Kwik Save, the third biggest retailer of packaged groceries after Sainsbury and Tesco, has slashed its No Frills own-label beans from 13p to 7p in 150 of its stores. The cuts were in response to continental groups Aldi and Netto, which started pricing their own-brand beans at 9p, and then 8p, in their British stores three weeks ago.
Independent on Sunday tester Jack Wellborn, 21 2 , above, ate a whole tin of the Kwik Save beans: 'They're nice,' he said.
Derek Pretty, Kwik Save's finance director, said the company was determined to be seen as the cheapest on the high street. 'Selling beans at 7p isn't of course what we would naturally choose to do.' Kwik Save has had to limit shoppers to 10 tins because shop owners were buying in bulk to sell on. The beans are low-quality imports from Italy. It is too early to establish whether the cuts are luring shoppers from higher-priced, higher-quality, beans.
Tony MacNeary, a grocery analyst with NatWest Securities, estimated that Kwik Save could be losing 7p to 8p a tin on the promotion. 'It's become a feature of the discount sector to focus on a core 10 or so products and cut the hell out of the price,' he said. Other deeply discounted lines, known in supermarket jargon as KVIs (known value items), have been bread, milk, sugar and disposable nappies.
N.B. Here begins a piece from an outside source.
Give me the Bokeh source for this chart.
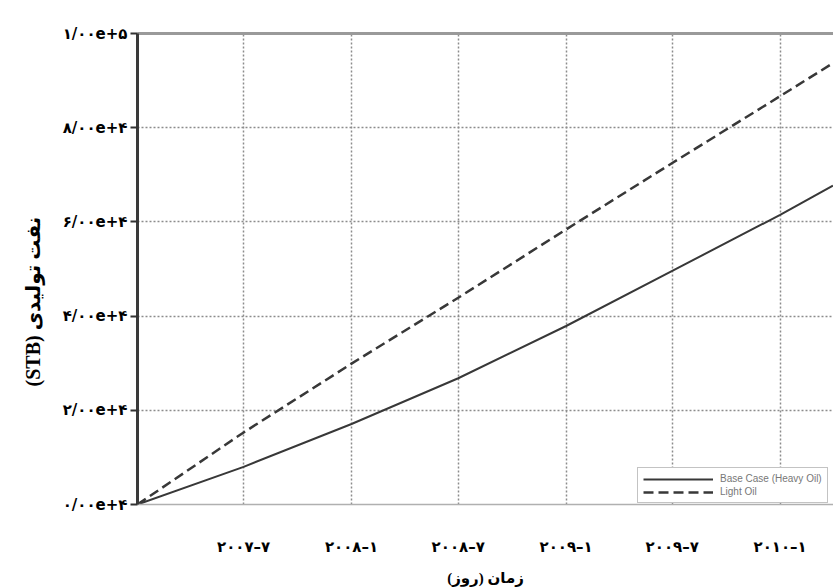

Kwik Save last week briefed the City on its strategy, which remains to open new shops despite price competition and fears of saturation. It plans to open 80 shops a year for the next three years, boosting the chain to 1,000 shops. Analysts came away nervously. Bill Myers of Nomura Securities downgraded his 1994/95 profits forecast from pounds 137m to pounds 132m. The profits warning from rival Shoprite last week further damaged sentiment about the sector.